• _DATASET EXTRACT_:

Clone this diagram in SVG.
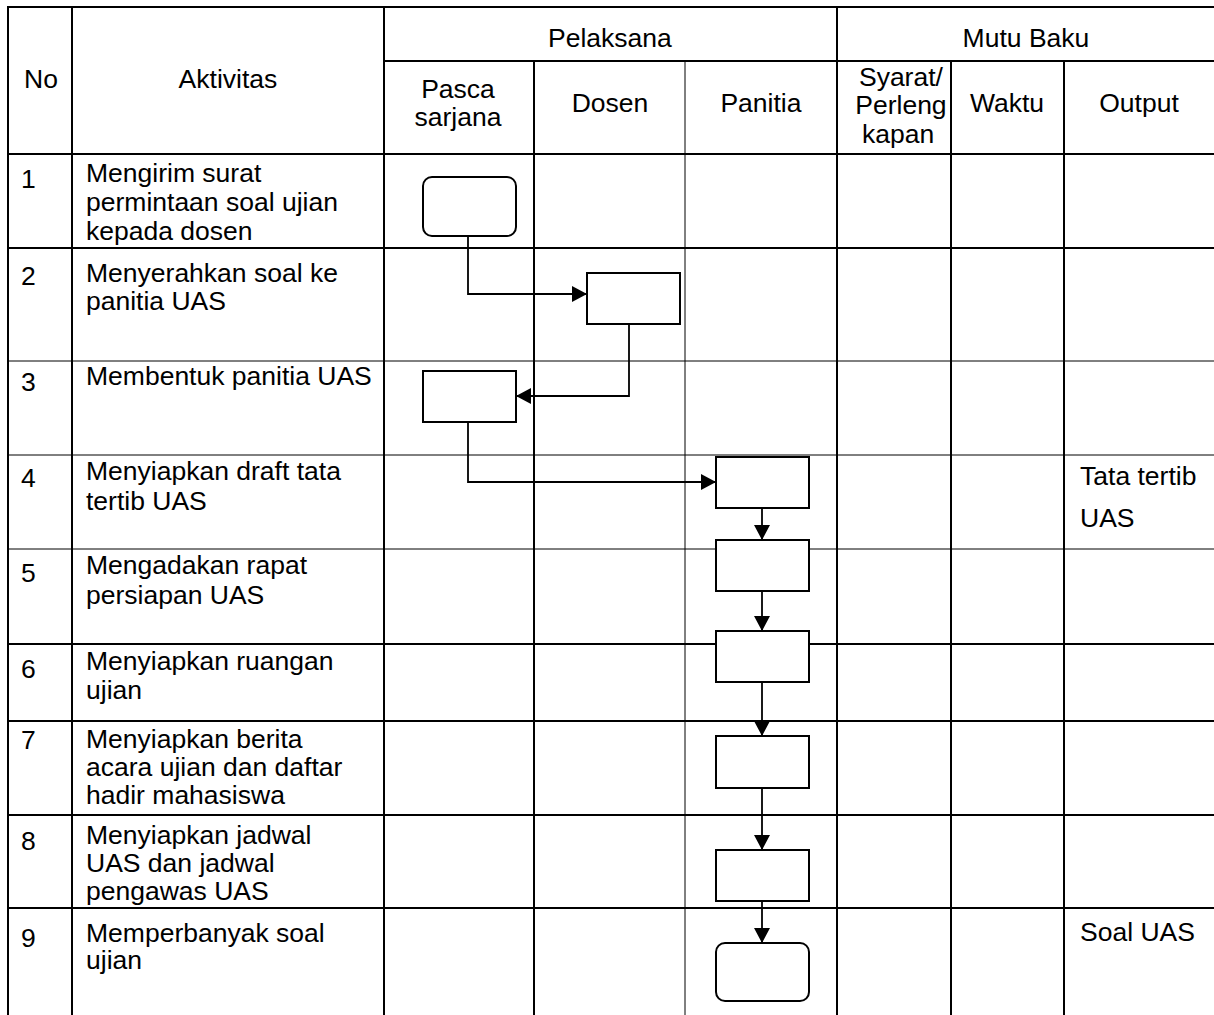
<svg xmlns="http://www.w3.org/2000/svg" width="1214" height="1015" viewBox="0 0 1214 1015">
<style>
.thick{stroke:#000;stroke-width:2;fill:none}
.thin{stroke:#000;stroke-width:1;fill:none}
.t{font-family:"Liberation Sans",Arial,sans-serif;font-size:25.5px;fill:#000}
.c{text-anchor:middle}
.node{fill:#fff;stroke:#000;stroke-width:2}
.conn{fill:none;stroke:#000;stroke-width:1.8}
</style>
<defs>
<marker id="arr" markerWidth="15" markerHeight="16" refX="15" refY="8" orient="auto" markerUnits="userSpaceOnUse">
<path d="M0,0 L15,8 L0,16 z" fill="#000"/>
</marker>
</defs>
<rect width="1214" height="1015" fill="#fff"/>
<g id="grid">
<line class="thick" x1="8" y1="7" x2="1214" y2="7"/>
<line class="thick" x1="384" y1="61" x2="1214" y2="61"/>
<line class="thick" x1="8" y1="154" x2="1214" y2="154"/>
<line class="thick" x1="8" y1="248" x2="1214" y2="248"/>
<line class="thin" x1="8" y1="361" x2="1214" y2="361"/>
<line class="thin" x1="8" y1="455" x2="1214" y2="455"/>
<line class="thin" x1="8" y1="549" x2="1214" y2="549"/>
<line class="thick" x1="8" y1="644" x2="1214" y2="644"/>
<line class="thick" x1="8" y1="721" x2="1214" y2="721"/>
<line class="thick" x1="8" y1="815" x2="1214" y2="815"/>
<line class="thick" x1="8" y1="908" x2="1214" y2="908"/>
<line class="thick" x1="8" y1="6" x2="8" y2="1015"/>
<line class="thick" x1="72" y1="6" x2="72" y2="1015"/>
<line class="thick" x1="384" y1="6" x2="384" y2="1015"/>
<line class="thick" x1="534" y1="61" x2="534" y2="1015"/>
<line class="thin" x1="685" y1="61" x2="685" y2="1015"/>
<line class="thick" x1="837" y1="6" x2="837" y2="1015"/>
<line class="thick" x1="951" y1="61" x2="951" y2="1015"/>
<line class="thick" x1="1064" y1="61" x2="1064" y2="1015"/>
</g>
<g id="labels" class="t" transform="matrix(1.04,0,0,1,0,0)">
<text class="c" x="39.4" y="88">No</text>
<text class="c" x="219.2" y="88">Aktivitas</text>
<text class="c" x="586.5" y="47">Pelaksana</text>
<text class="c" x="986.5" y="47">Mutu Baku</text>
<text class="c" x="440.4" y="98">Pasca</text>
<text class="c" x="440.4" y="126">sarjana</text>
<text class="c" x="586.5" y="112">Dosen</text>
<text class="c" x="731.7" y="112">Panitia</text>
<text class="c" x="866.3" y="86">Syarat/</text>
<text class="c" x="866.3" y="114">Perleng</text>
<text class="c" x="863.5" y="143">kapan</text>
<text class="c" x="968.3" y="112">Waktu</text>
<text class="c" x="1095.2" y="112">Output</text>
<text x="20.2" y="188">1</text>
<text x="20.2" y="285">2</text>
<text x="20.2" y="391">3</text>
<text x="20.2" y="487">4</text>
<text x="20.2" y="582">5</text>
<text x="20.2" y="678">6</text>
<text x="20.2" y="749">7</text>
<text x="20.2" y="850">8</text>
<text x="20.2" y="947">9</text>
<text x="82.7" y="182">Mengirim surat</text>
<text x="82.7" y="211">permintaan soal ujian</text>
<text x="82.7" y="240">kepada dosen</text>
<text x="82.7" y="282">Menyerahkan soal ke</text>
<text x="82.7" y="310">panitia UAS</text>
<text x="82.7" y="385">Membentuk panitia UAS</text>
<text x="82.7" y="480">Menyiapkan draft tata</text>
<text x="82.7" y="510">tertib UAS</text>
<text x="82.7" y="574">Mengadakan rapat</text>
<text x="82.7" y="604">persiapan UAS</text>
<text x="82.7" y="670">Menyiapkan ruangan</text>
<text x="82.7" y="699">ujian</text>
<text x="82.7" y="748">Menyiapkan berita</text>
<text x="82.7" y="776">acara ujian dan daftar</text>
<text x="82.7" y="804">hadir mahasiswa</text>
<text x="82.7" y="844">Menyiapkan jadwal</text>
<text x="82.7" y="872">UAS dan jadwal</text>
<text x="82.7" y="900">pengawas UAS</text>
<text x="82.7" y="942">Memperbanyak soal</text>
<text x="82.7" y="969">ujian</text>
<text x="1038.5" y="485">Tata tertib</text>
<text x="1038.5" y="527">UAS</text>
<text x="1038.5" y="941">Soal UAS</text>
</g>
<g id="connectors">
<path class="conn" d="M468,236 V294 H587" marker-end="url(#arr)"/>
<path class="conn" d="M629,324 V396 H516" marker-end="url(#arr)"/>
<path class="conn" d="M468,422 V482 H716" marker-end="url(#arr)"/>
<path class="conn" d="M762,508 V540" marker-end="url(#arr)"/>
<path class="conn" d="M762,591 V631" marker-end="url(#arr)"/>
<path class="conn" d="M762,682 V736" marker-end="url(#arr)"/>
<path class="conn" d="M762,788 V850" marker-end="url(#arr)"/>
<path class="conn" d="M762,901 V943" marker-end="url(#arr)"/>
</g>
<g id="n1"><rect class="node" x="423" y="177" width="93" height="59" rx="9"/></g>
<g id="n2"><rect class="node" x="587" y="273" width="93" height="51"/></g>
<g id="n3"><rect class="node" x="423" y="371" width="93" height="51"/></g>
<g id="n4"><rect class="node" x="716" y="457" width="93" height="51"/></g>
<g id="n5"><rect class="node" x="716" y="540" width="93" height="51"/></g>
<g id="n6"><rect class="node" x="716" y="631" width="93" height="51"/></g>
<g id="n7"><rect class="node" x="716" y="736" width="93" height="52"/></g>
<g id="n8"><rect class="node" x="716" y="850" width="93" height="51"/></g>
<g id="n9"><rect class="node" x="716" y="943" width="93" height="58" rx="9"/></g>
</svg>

==

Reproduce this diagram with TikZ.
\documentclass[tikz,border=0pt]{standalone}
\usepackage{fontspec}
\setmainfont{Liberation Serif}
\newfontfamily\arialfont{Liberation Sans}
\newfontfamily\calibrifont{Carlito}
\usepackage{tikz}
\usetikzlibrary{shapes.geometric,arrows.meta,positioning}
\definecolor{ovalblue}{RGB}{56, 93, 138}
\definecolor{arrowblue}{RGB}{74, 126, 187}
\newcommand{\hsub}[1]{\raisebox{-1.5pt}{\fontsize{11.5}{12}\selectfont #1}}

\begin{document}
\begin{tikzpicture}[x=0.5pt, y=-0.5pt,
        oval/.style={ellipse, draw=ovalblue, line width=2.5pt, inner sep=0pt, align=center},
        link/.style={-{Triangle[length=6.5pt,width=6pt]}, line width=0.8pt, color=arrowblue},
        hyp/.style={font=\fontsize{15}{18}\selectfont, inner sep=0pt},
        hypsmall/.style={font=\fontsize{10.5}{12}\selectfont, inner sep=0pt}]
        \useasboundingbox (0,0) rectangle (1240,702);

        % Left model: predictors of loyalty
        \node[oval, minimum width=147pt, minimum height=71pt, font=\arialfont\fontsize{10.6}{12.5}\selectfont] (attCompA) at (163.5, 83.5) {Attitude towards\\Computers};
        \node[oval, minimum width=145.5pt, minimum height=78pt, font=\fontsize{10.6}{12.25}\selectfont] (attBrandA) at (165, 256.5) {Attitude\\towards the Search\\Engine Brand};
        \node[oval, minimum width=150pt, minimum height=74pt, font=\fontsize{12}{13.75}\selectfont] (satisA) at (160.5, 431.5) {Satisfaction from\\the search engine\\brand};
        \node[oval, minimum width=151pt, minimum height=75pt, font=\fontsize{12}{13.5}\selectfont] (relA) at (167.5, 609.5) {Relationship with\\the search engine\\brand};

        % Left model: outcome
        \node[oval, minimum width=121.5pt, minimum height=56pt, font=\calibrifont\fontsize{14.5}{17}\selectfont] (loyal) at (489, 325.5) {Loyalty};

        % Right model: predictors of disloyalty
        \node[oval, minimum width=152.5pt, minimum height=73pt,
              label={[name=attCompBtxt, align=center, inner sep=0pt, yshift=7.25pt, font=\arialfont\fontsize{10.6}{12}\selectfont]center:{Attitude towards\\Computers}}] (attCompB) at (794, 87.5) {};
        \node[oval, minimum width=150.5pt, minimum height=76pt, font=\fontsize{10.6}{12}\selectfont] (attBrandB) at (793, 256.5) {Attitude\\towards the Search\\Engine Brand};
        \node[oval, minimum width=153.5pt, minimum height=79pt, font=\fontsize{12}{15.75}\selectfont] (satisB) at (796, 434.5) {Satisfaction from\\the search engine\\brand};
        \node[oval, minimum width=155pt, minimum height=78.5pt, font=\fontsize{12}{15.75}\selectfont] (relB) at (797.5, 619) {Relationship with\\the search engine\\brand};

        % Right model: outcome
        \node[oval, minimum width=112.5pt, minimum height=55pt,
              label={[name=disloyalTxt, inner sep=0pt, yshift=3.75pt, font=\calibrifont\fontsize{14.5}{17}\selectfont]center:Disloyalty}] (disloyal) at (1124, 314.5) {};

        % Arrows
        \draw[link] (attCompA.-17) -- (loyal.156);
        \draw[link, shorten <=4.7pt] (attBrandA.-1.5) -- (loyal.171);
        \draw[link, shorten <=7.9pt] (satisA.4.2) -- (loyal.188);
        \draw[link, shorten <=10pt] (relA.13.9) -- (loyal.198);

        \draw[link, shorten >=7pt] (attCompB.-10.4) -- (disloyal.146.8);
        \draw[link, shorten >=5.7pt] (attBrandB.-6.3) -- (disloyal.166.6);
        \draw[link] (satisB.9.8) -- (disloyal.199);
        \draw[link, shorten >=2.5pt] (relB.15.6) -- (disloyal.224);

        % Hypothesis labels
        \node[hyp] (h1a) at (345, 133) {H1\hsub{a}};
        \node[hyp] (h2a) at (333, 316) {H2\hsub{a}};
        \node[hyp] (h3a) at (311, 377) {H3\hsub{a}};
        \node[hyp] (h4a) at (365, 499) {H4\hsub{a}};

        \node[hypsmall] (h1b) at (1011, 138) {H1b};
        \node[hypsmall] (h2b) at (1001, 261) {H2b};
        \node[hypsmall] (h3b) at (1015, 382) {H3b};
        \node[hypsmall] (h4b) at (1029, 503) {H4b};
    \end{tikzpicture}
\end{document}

• _YOUR INSTRUCTIONS_: Filter the records for lines holding the string "with". Copy each one.

• _TASK OUTPUT_:
Reproduce this diagram with TikZ.
        \node[oval, minimum width=151pt, minimum height=75pt, font=\fontsize{12}{13.5}\selectfont] (relA) at (167.5, 609.5) {Relationship with\\the search engine\\brand};
        \node[oval, minimum width=155pt, minimum height=78.5pt, font=\fontsize{12}{15.75}\selectfont] (relB) at (797.5, 619) {Relationship with\\the search engine\\brand};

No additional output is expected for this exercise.